Non ci troviamo dinanzi a un semplicistico idillio
bucolico, l’uomo si distacca da un’esistenza vissuta in funzione di sé stessi:
la felicità non viene più cercata perché ne diventiamo noi stessi il germoglio.
Come? Attraverso la soluzione più semplice ed ardua al contempo: le azioni.
L’eroe di questa storia sembra incrollabile, sopravvive
a due guerre, sopravvive alla morte della speranza. Chi è? Una sagoma nera che
appare durante una passeggiata dello scrittore in territori aridi, su in una altitudine
che riflette un cielo spietato e un vento violento, che paiono essere a loro
volta il prodotto di mondo umano sottostante perso nel suo sanguinoso dividersi
e guerreggiare. La sagoma nera è un pastore, un uomo dalla casa ordinata, che
mangia minestre profumate e si presenta ben sbarbato al cospetto della sua
solitudine. Il pastore passa la serata a dividere ghiande, le scruta, sempre il
silenzio. Lo scrittore è suo ospite e osserva. Il giorno dopo la morbosa curiosità
di Giono gli fa seguire l’uomo: un passo dopo l’altro, un bastone appuntito,
buche nel terreno e da un sacchetto umido le ghiande vanno a finire nella
terra. Ma di chi è quella terra? Forse tale imponente e instancabile lavoro è
per far fruttare una proprietà, per ricavarne un guadagno in denaro… no!
Proprio il discorso sulla proprietà si scioglie nell’azione perpetua di un uomo
che sfida il vuoto con il lavoro silenzioso. Il pastore si fa creatore. Le evocazioni
bibliche si liberano degli esclusivi connotati religiosi per diventare una
dimostrazione universale di quanto l’uomo possa avvicinarsi davvero a DIO, ma
questa volta non solo per la potenza distruttiva.

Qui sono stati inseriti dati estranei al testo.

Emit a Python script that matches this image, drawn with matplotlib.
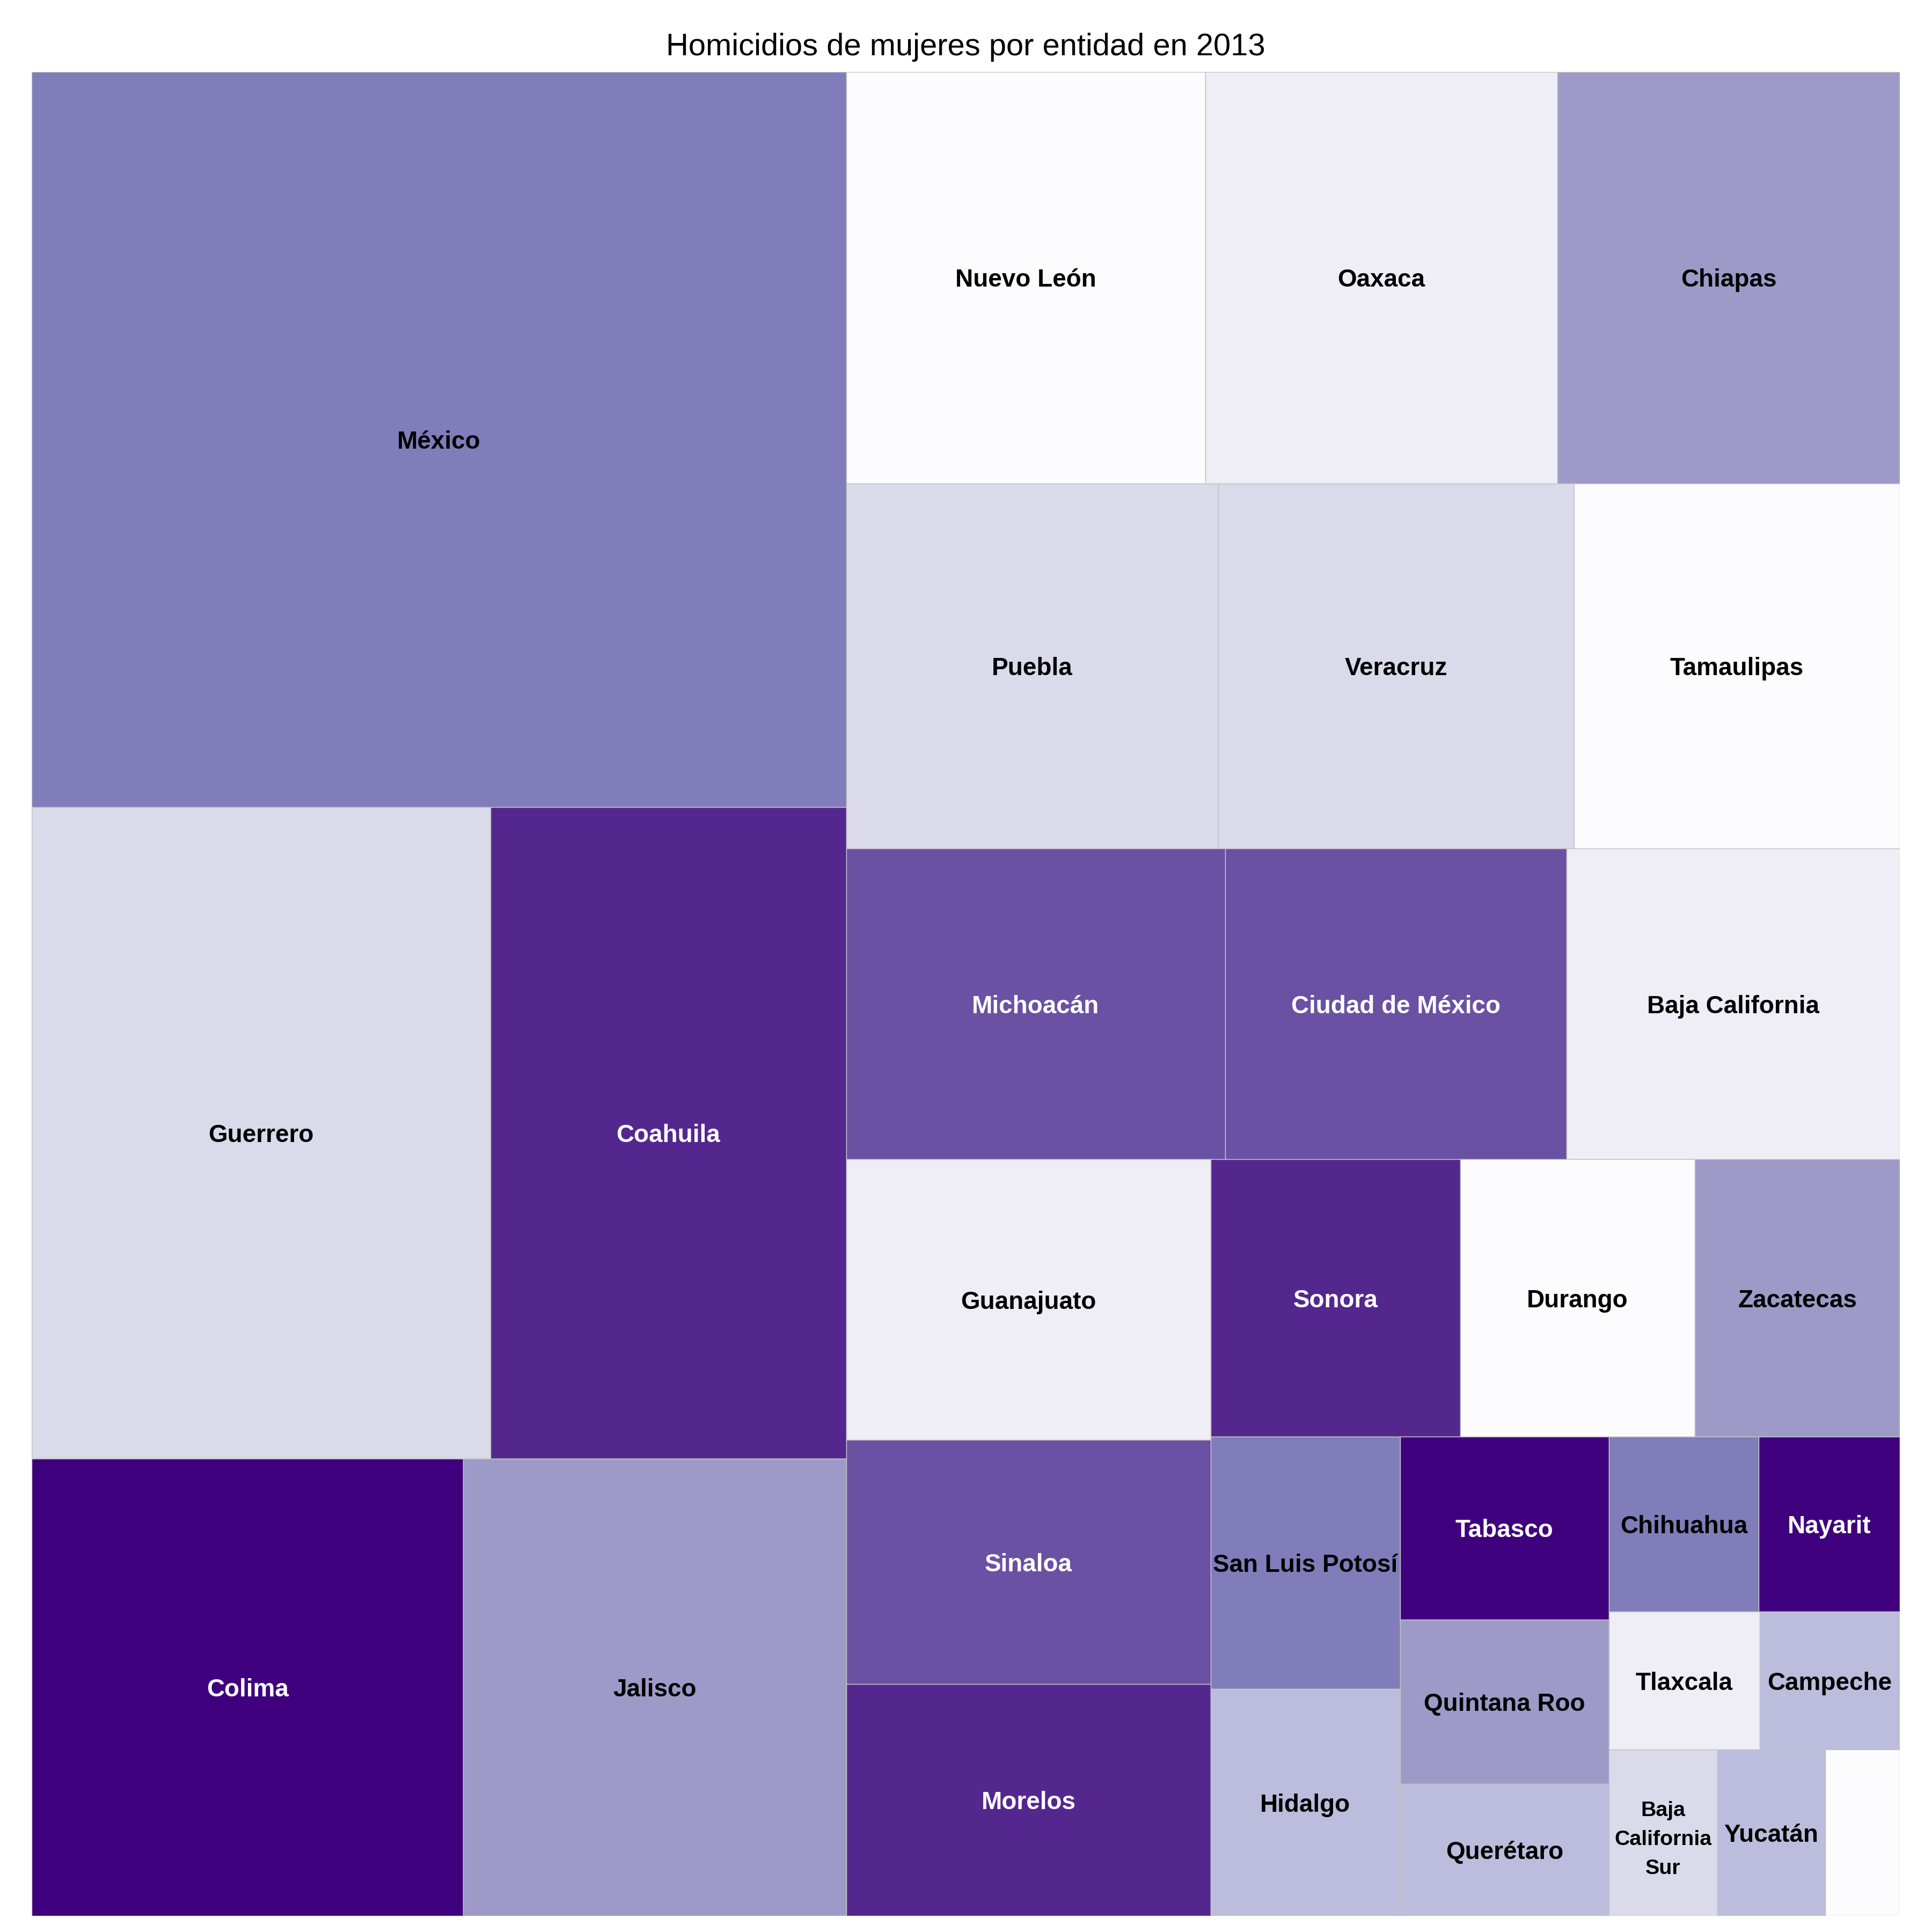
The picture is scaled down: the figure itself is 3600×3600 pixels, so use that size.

Una storia che tiene in parallelo un uomo solo, due
guerre e piccoli villaggi dove si muore presto perché si pensa solo all’ambizione
di stare da un’altra parte. Vite spezzate. L’uomo buca altrettanti appezzamenti
di terra ma non semina vita… sparge morte e sangue. I tratti neri delle
illustrazioni si animano di colore solo per enfatizzare la sostanza e il contrasto
tra le simbologie della vita e della morte.
Ph Francesca Lucidi
Pensate che un povero pastore solo possa sopravvivere?
E per giunta senza l’ufficializzazione e la certificazione di un ente, di un
potere. Forse qualcuno oltre lo scrittore aprirà gli occhi. Ma voi, cercate di
camminare a passo lento, riscoprite il gesto, perdete l’uso della vana parola.
Giono riesce a far scorrere l’acqua nelle crepe, a tingere di verde il rosso
liquido della crudele ambizione umana. Ridimensionarsi per diventare assoluti,
spogliarsi dell’essere degli uomini per riscoprire davvero la missione che il
divino, o se preferite… la vita, ha dato alle nostre mani e ai nostri spiriti.
Una lettura schietta, una lettura non adatta a chi ricerca tante parole o
intrecci e orpelli. Giono è la ghianda da cui può iniziare a fiorire la varietà
più grande della pace espressa nella comune presa di responsabilità del mondo
intero… ma partendo sempre da un piccolo sguardo attento, da una mano che
leggera si posa su ogni cosa.
“CHI
AVREBBE POTUTO IMMAGINARE, NEI VILLAGGI E NELLE AMMINISTRAZIONI, UNA TALE
OSTINAZIONE NELLA PIÙ MAGNIFICA GENEROSITÀ?”